O blogueiro Vinicius Fleury, do blog Livro Mecânico, considera que o facto de Wellington ter sido vítima de “problemas incomuns” na escola, ter “propensão a problemas psicológicos”, e “não ter tido nenhum suporte” são “explicações” para o tiroteio [21], embora não o justifiquem:

o bullying que ele sofreu naquele colégio teve uma grande parcela de culpa, assim como os envolvidos em causar o bullying. Todo mundo era moleque, ninguém sabia o que estava fazendo direito, mas isso não exclui um fato. Se aconteceu, não da pra voltar no tempo. Agora vai de cada um saber conviver com sua parcela de culpa, mesmo que ninguém tenha tido essa intenção.

Meninas prestam suas homenagens as vítimas do massacre na escola Tasso da Silveira, em Realengo. Foto de Daniel Marenco no Flickr com Licença Creative Commons 2.0 [22]

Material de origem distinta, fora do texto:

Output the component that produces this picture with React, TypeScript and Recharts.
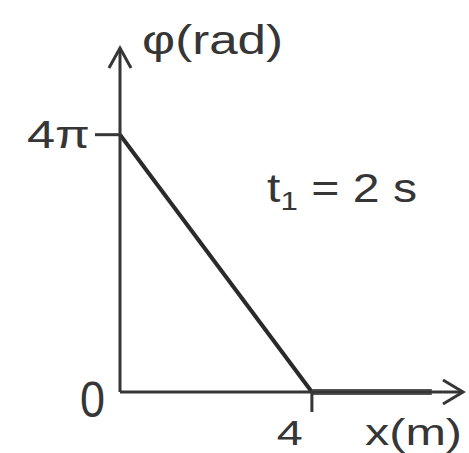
import { LineChart, Line, XAxis, YAxis, ReferenceDot, Customized } from 'recharts';

// phase φ along the rope at t1 = 2 s
const xPositions = [0, 4, 6.5];
const phaseSlope = [4 * Math.PI, 0, null];
const phaseFlat = [null, 0, 0];

const xTicks = [4];
const yTicks = [0, 4 * Math.PI];
const yTickLabels = ['0', '4π'];

const xMax = 7.15;
const yMax = 16.8;

const data = xPositions.map((x, i) => ({ x, slope: phaseSlope[i], flat: phaseFlat[i] }));

const ink = '#363636';
const font = '"Liberation Sans", Arial, sans-serif';

const YTick = (props: any) => {
  const { x, y, payload } = props;
  const idx = yTicks.indexOf(payload.value);
  const label = yTickLabels[idx];
  if (idx === 0) {
    return (
      <text x={x - 15} y={y + 25} textAnchor="end" fontSize={50} fill={ink} fontFamily={font}
        textLength={25} lengthAdjust="spacingAndGlyphs">{label}</text>
    );
  }
  return (
    <g>
      <line x1={x - 25} y1={y} x2={x} y2={y} stroke={ink} strokeWidth={3} />
      <text x={x - 30} y={y + 13} textAnchor="end" fontSize={39} fill={ink} fontFamily={font}
        textLength={63} lengthAdjust="spacingAndGlyphs">{label}</text>
    </g>
  );
};

const XTick = (props: any) => {
  const { x, y, payload } = props;
  return (
    <g>
      <line x1={x} y1={y} x2={x} y2={y + 20} stroke={ink} strokeWidth={3} />
      <text x={x - 35} y={y + 53} fontSize={35} fill={ink} fontFamily={font}
        textLength={26} lengthAdjust="spacingAndGlyphs">{payload.value}</text>
    </g>
  );
};

const ArrowUp = (props: any) => {
  const { cx, cy } = props;
  return <path d={`M${cx - 11},${cy + 20} L${cx},${cy} L${cx + 11},${cy + 20}`} fill="none" stroke={ink} strokeWidth={3} />;
};

const ArrowRight = (props: any) => {
  const { cx, cy } = props;
  return <path d={`M${cx - 20},${cy - 12} L${cx},${cy} L${cx - 20},${cy + 12}`} fill="none" stroke={ink} strokeWidth={3} />;
};

const Labels = () => (
  <g fontFamily={font} fill={ink}>
    <text x={142} y={54} fontSize={40} textLength={141} lengthAdjust="spacingAndGlyphs">φ(rad)</text>
    <text x={365} y={445} fontSize={36} textLength={97} lengthAdjust="spacingAndGlyphs">x(m)</text>
    <text x={267} y={202} fontSize={40} textLength={150} lengthAdjust="spacingAndGlyphs">
      t<tspan fontSize={26} dy={8}>1</tspan><tspan dy={-8}> = 2 s</tspan>
    </text>
  </g>
);

export default function App() {
  return (
    <div style={{ position: 'absolute', left: 0, top: 0, background: '#fff' }}>
      <LineChart width={469} height={453} data={data} margin={{ top: 48, right: 6, left: 0, bottom: 0 }}>
        <XAxis dataKey="x" type="number" domain={[0, xMax]} ticks={xTicks} tick={<XTick />}
          tickSize={0} tickMargin={0} height={61} axisLine={{ stroke: ink, strokeWidth: 3 }} />
        <YAxis type="number" domain={[0, yMax]} ticks={yTicks} tick={<YTick />}
          tickSize={0} tickMargin={0} width={120} axisLine={{ stroke: ink, strokeWidth: 3 }} />
        <Line dataKey="slope" stroke="#2a2a2a" strokeWidth={4} dot={false} isAnimationActive={false} />
        <Line dataKey="flat" stroke="#555" strokeWidth={6} dot={false} isAnimationActive={false} />
        <ReferenceDot x={0} y={yMax} r={0} shape={<ArrowUp />} ifOverflow="visible" />
        <ReferenceDot x={xMax} y={0} r={0} shape={<ArrowRight />} ifOverflow="visible" />
        <Customized component={Labels} />
      </LineChart>
    </div>
  );
}
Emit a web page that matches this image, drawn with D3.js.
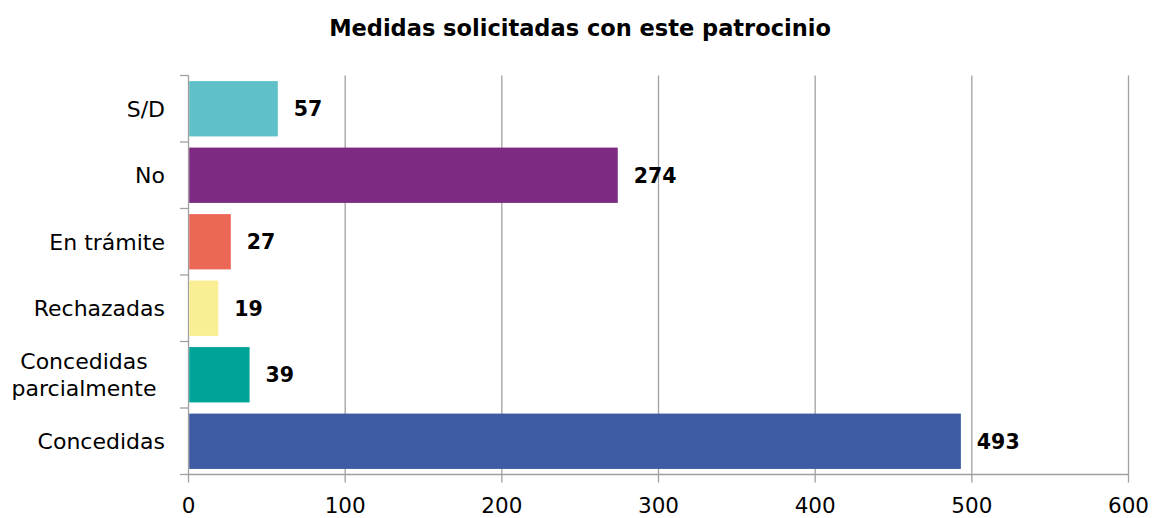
<!DOCTYPE html>
<html><head><meta charset="utf-8">
<script src="https://cdn.jsdelivr.net/npm/d3@7"></script>
<style>body{margin:0;background:#fff}svg{display:block}</style>
</head><body>
<script>
const categories = ["S/D","No","En trámite","Rechazadas","Concedidas parcialmente","Concedidas"];
const labelLines = [["S/D"],["No"],["En trámite"],["Rechazadas"],["Concedidas","parcialmente"],["Concedidas"]];
const values = [57,274,27,19,39,493];
const colors = ["#5FC0C8","#7D2A82","#EC6756","#FAEE94","#00A397","#3D5AA2"];
const xTicks = [0,100,200,300,400,500,600];
const title = "Medidas solicitadas con este patrocinio";

const W=1155,H=518;
const svg=d3.select("body").append("svg").attr("width",W).attr("height",H);
const x=d3.scaleLinear().domain([0,600]).range([188.5,1128.5]);
const y=d3.scaleBand().domain(categories).range([75.5,474.5]).paddingInner(0.168).paddingOuter(0.084);
const font="'DejaVu Sans', sans-serif";
const grid="#A0A0A0";

svg.append("text").attr("x",580).attr("y",36).attr("text-anchor","middle")
  .attr("font-family",font).attr("font-weight","bold").attr("font-size",22.5).attr("fill","#000").text(title);

// vertical gridlines (and downward ticks)
svg.append("g").selectAll("line").data(xTicks).join("line")
  .attr("x1",d=>x(d)).attr("x2",d=>x(d)).attr("y1",75.5).attr("y2",482.5)
  .attr("stroke",grid).attr("stroke-width",1.3);

// bottom axis line
svg.append("line").attr("x1",x(0)).attr("x2",x(600)).attr("y1",474.5).attr("y2",474.5)
  .attr("stroke",grid).attr("stroke-width",1.3);

// left ticks at band boundaries
const step=y.step();
const bounds=d3.range(categories.length+1).map(i=>75.5+i*step);
svg.append("g").selectAll("line").data(bounds).join("line")
  .attr("x1",180).attr("x2",x(0)).attr("y1",d=>d).attr("y2",d=>d)
  .attr("stroke",grid).attr("stroke-width",1.3);

// bars
svg.append("g").selectAll("rect").data(categories).join("rect")
  .attr("x",x(0)+0.7).attr("y",d=>y(d))
  .attr("width",(d,i)=>x(values[i])-x(0)-0.7).attr("height",y.bandwidth())
  .attr("fill",(d,i)=>colors[i]);

// value labels
svg.append("g").selectAll("text").data(categories).join("text")
  .attr("x",(d,i)=>x(values[i])+16).attr("y",d=>y(d)+y.bandwidth()/2)
  .attr("dy","0.36em").attr("font-family",font).attr("font-weight","bold").attr("font-size",20.5)
  .attr("fill","#000").text((d,i)=>values[i]);

// category labels
const cl=svg.append("g");
categories.forEach((c,i)=>{
  const lines=labelLines[i];
  const cy=y(c)+y.bandwidth()/2;
  const lh=27;
  const t=cl.append("text").attr("font-family",font).attr("font-size",22).attr("fill","#000");
  if(lines.length===1){
    t.attr("x",165).attr("y",cy).attr("dy","0.36em").attr("text-anchor","end").text(lines[0]);
  } else {
    lines.forEach((ln,j)=>{
      t.append("tspan").attr("x",84).attr("text-anchor","middle")
       .attr("y",cy+(j-(lines.length-1)/2)*lh).attr("dy","0.36em").text(ln);
    });
  }
});

// x tick labels
svg.append("g").selectAll("text").data(xTicks).join("text")
  .attr("x",d=>x(d)).attr("y",512.5).attr("text-anchor","middle")
  .attr("font-family",font).attr("font-size",21.5).attr("fill","#000").text(d=>d);
</script>
</body></html>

Meninas prestam suas homenagens às vítimas do massacre na escola Tasso da Silveira, em Realengo. Foto de Daniel Marenco no Flickr com Licença Creative Commons 2.0

Para a blogueira e educadora Maria Frô, “a escola deve ser lugar mais sagrado que qualquer templo [23]“, e termina:

o mundo adulto é responsável pelas gerações futuras. Não fujamos de nossas obrigações. Isso significa que todo adulto deve ser responsável por qualquer criança. Isso significa, por exemplo, olharmos para além dos nossos umbigos, de nossas crias, de nossos alunos, isso exige de nós um compromisso maior e real com políticas públicas que sejam capazes de incluir, educar, prover de espaços culturais e de lazer, formar e amar todas as nossas crianças. Elas merecem um futuro melhor que balas na cabeça em seu espaço escolar.